Sports Injuries:

Physical Therapy for Soft Tissue Injuries


Most sports injuries involve soft tissue, affecting the muscles, ligaments or tendons. Sports injuries generally include:

  • Sprains
  • Strains
  • Bruises or contusions
  • Muscle spasms and cramps
  • Myofascial conditions


Any of these can follow a single episode of trauma, such as a fall, a sudden twist or a blow to the body. Sufferers might also sustain an injury because of repeated overuse, often as part of an ongoing athletic activity. In this case, body stress accumulates slowly but steadily. The end result? Damage and pain.

For mild injuries, physical therapists often recommend a combination of home-based treatments known as "R.I.C.E.": rest, ice, compression and elevation. But more severe cases require treatment, as soft tissue can take six to eight weeks to heal.

The most common soft-tissue injuries:


Sprain. This condition results from a stretch or tear of the ligaments, which support the joints of the body. Ligaments are strong bands of tissue that connect one bone to another at the joints.

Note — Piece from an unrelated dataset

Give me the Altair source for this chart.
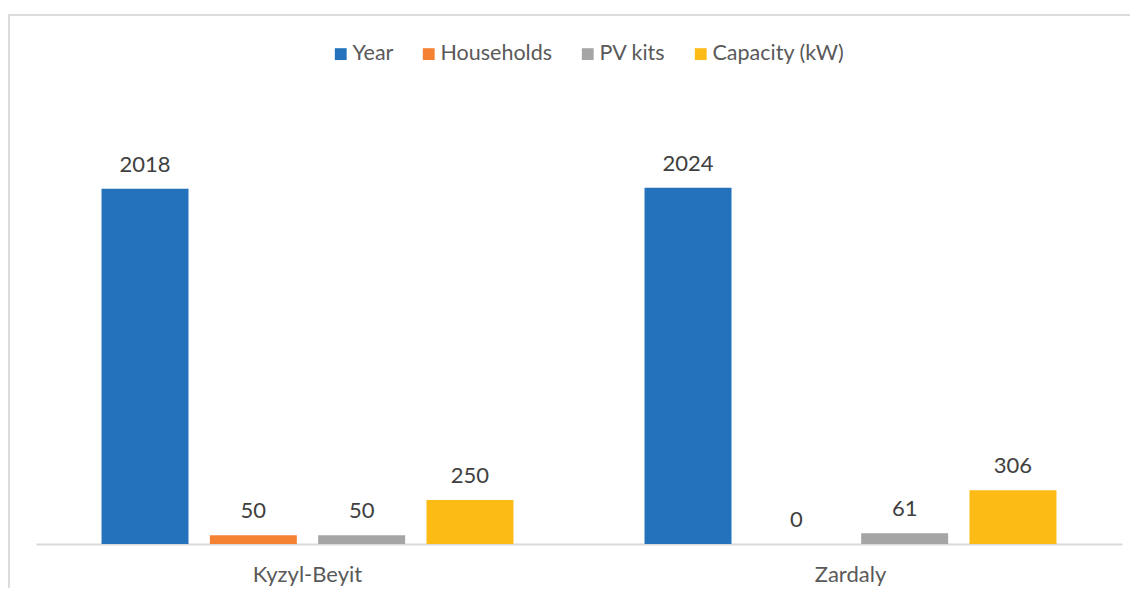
import altair as alt
import pandas as pd

groups = ["Kyzyl-Beyit", "Zardaly"]
series = ["Year", "Households", "PV kits", "Capacity (kW)"]
kyzyl_values = [2018, 50, 50, 250]
zardaly_values = [2024, 0, 61, 306]
colors = ["#2372bb", "#f58233", "#a5a5a5", "#fcbb15"]

rows = []
for g, vals in zip(groups, [kyzyl_values, zardaly_values]):
    for s, v in zip(series, vals):
        rows.append({"site": g, "series": s, "value": v})
df = pd.DataFrame(rows)

FONT = "Lato"
W, H = 1086, 440

x_enc = alt.X("site:N", sort=groups, title=None,
              scale=alt.Scale(paddingInner=0, paddingOuter=0),
              axis=alt.Axis(labelAngle=0, ticks=False, domainColor="#d9d9d9",
                            domainWidth=2, labelPadding=20, labelFontSize=22,
                            labelColor="#595959", labelFont=FONT))
xo_enc = alt.XOffset("series:N", sort=series,
                     scale=alt.Scale(paddingInner=0.197, paddingOuter=0.605))
y_enc = alt.Y("value:Q", axis=None,
              scale=alt.Scale(domain=[0, 2500], nice=False))

base = alt.Chart(df)

bars = base.mark_bar().encode(
    x=x_enc,
    xOffset=xo_enc,
    y=y_enc,
    color=alt.Color("series:N", sort=series,
                    scale=alt.Scale(domain=series, range=colors),
                    legend=alt.Legend(title=None, orient="none", legendX=294,
                                      legendY=-61, direction="horizontal",
                                      columns=4, symbolType="square",
                                      symbolSize=140, symbolStrokeWidth=0,
                                      labelOffset=1, columnPadding=24,
                                      labelFontSize=21.5, labelFont=FONT,
                                      labelColor="#595959")),
)

labels = base.mark_text(baseline="alphabetic", dy=-17, fontSize=22,
                        font=FONT, color="#404040").encode(
    x=x_enc,
    xOffset=xo_enc,
    y=y_enc,
    text=alt.Text("value:Q", format="d"),
)

one = alt.Data(values=[{}])
left_border = alt.Chart(one).mark_rule(color="#dcdcdc", strokeWidth=2).encode(
    x=alt.value(-27), y=alt.value(-89), y2=alt.value(500))
top_border = alt.Chart(one).mark_rule(color="#dcdcdc", strokeWidth=2).encode(
    x=alt.value(-28), x2=alt.value(1100), y=alt.value(-89))

chart = alt.layer(left_border, top_border, bars, labels).properties(
    width=W, height=H,
    autosize=alt.AutoSizeParams(type="none"),
    padding={"left": 28, "top": 96, "right": 8, "bottom": 44},
).configure_view(stroke=None)

chart.save("out.html", embed_options={"renderer": "svg", "actions": False})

The areas most vulnerable to sprains are ankles, knees and wrists. A sprained ankle can occur when the foot turns inward, putting extreme tension on the ligaments of the outer ankle and causing a sprain. A sprained knee may follow a sudden twist, while a wrist sprain most often occurs by falling on an outstretched hand.

If the injury is recent, a physical therapist may first treat a sprain with ice and then heat. If the injury is to the lower body and affects gait or walking, crutches or a cane may be prescribed.

A therapist works with patients on exercises to build range of motion and promote stretching and strengthening. Other treatments include massage, ultrasound, bandaging or taping, and possibly a brace or another form of immobilization.

Strain. This follows an injury to either a muscle or a tendon, usually in the foot or leg. The strain may be a simple stretch in the muscle or tendon, or it may be a partial or complete tear in the muscle-and-tendon linkage.

Physical therapists treat strains by first alleviating pain, and then working with the patient to heal the injury and prevent recurrence.

If the strain is recent, the first treatments may involve ice and possibly heat if the swelling has stopped. Then the therapist may massage the injured area, or use ultrasound treatment to promote healing.

Often treatment includes stretching, both manual stretching by the therapist and self-stretching performed by the patient. In addition, the therapist teaches strengthening exercises to both quicken healing and prevent recurrence by building the muscles associated with the injury.

Contusion or bruise. Among the most common of sports injuries, contusions result from a blow to muscles, tendons or ligaments. Blood pooling around the injury discolors the skin. Athletes often experience contusions of the thigh, knee and lower leg.

Severe contusions require medical attention. Physical therapists initially work to minimize bleeding and inflammation and to reduce pain, using ice and then heat. Sometimes they prescribe crutches.

Once the injury is stabilized, the therapist works with the patient to restore range of motion, flexibility, endurance and strength. Finally, the therapist educates the patient, teaching new routines to help prevent recurrence.

Muscle spasms. Cramps that won’t stop cause muscle spasms. While they can affect any muscle, they appear most often in the legs and feet, and in muscles that cross two joints. Cramps can involve part of a muscle or all the muscles in a group.

The exact cause of muscle cramps is unknown, but they often are associated with:

  • Dehydration and extreme heat
  • Depletion of electrolytes (sodium, potassium, calcium and other nutrients critical for organ functioning)
  • Poor conditioning
  • Muscle fatigue
  • Starting a new activity


If cramps and spasms persist, a physical therapist can help. Sometimes the spasm is so intense that it requires manual stretching to relax and straighten the muscle. Severity varies from mild soreness to extreme pain.

Therapists also teach simple exercises to relieve pain and mobility. Often this includes helping a patient devise a pre-exercise routine of stretching and massage to prevent recurrence.

Myofascial pain. This chronic, sometimes severe, syndrome causes muscular discomfort. Patients experience a steady aching and deep pain. Knots may be visible or felt beneath the skin on the muscles or fascia, the connective tissue surrounding muscles.

While medical professional aren’t certain of the cause, myofascial pain is often linked to a muscle injury or from excessive strain on muscle or muscle group, ligament or tendon. The pain does not resolve on its own, even after typical first-aid care such as rest, ice, compression and elevation Physical therapists often use a type of massage therapy called myofascial release to relieve pain. This approach relaxes contracted muscles, increases circulation and drainage of the lymphatic system, and stimulates muscles and overlying tissue.

Physical therapists may also recommend gentle stretching and exercise to recover full range of motion and coordination, and instruction to improve posture. Additional exercises build strength and can prevent recurrence.